Not much fazes Hempfield’s girls basketball team these days.

Not after back-to-back Lancaster-Lebanon League Section One titles, last year’s league crown and a perfect start to this season.

Not even a 10-point second-half deficit, on the road, against a veteran team coming off back-to-back section championships of its own.

The Black Knights shoveled their way out of a double-digit deficit with a game-changing 19-0 tear and held off host Ephrata 42-37 Tuesday night in an L-L League crossover clash.

“It was definitely a big gutcheck,” Hempfield coach Kendra Merrifield said. “At halftime, we challenged them to get back to our style of playing, which is all five of them together.”

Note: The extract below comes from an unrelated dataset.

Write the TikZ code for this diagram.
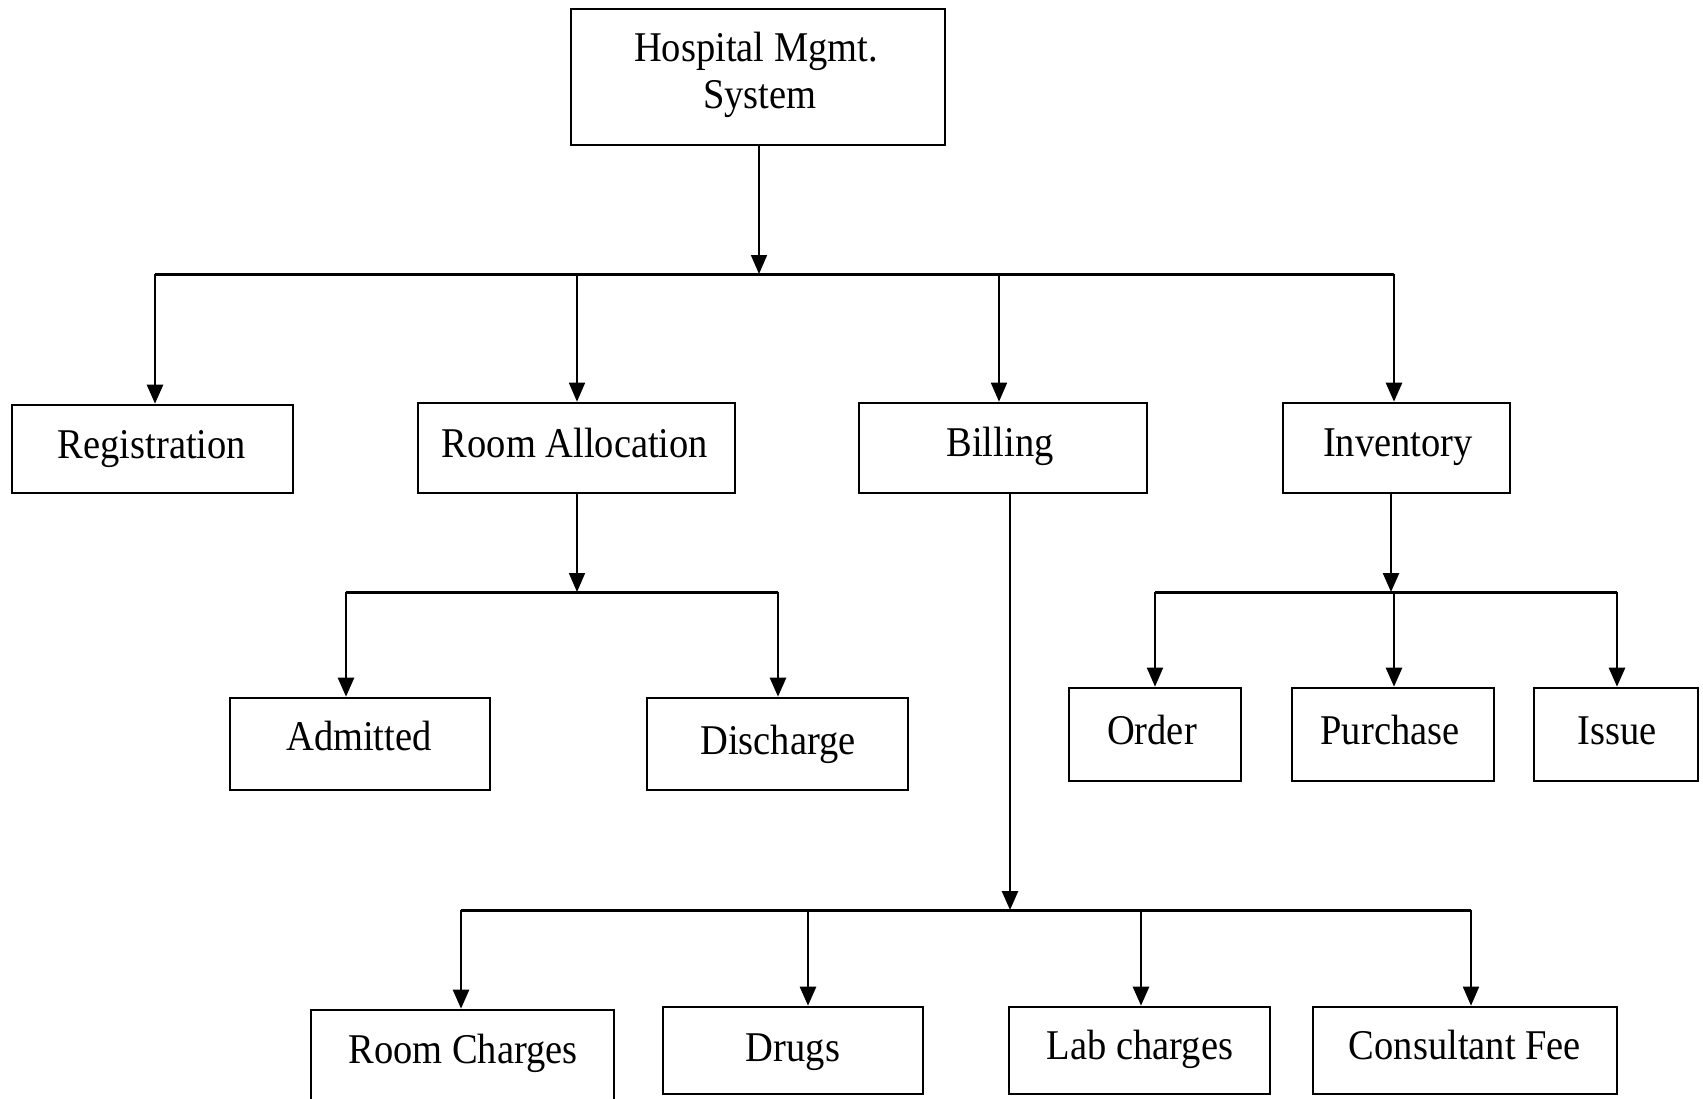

The Knights (6-0 league, 9-0 overall) responded.

Ephrata’s Malory Kline knocked down a top-of-the-key 3-pointer on the Mountaineers’ first trip of the third quarter for a 28-18 lead, but Hempfield answered back with a haymaker. The Knights closed the third on a 13-0 run, including Sophia Ott’s steal and buzzer-beater layup.

Hempfield then went 6-0 to open the fourth and cap the 19-0 spree, and the Knights went from down 10 to up 11 when Autumn Cook polished off a conventional threepoint play for a 42-31 lead midway through the fourth quarter.

The biggest shot of the game might have come just before halftime, when Hempfield’s Lauren Moffatt, who scored a team-high 14 points with eight rebounds, hit a 3-pointer to slice Ephrata’s lead to 25-18 at the break, giving the Knights a ton of momentum going into the locker room.

“One of our big keys is focus and finish,” Merrifield said, “and I think this group has really bought into at whatever moment, whether we’re up or we’re down, our attitude and our demeanor doesn’t change, and we’re calm and we just play our game.”

The Mounts (2-2, 4-6) had a 23-13 lead on the second of Cara Tiesi’s two first-half treys. Jasmine Griffin keyed Ephrata’s first-half explosion with 16 of her gamehigh 22 points.

But the 10-point deficit only spurred on Hempfield, which didn’t turn the ball over in the third quarter, and caught and passed the Mounts to remain perfect.

“They’re so used to being in these kinds of tight games,” Ephrata coach Brian Cerullo said about Hempfield. “Their kids are really calm under pressure. They know how to hold onto the basketball. They know how to make the other team work on defense. We made them work, but there were too many long stretches when we couldn’t score.”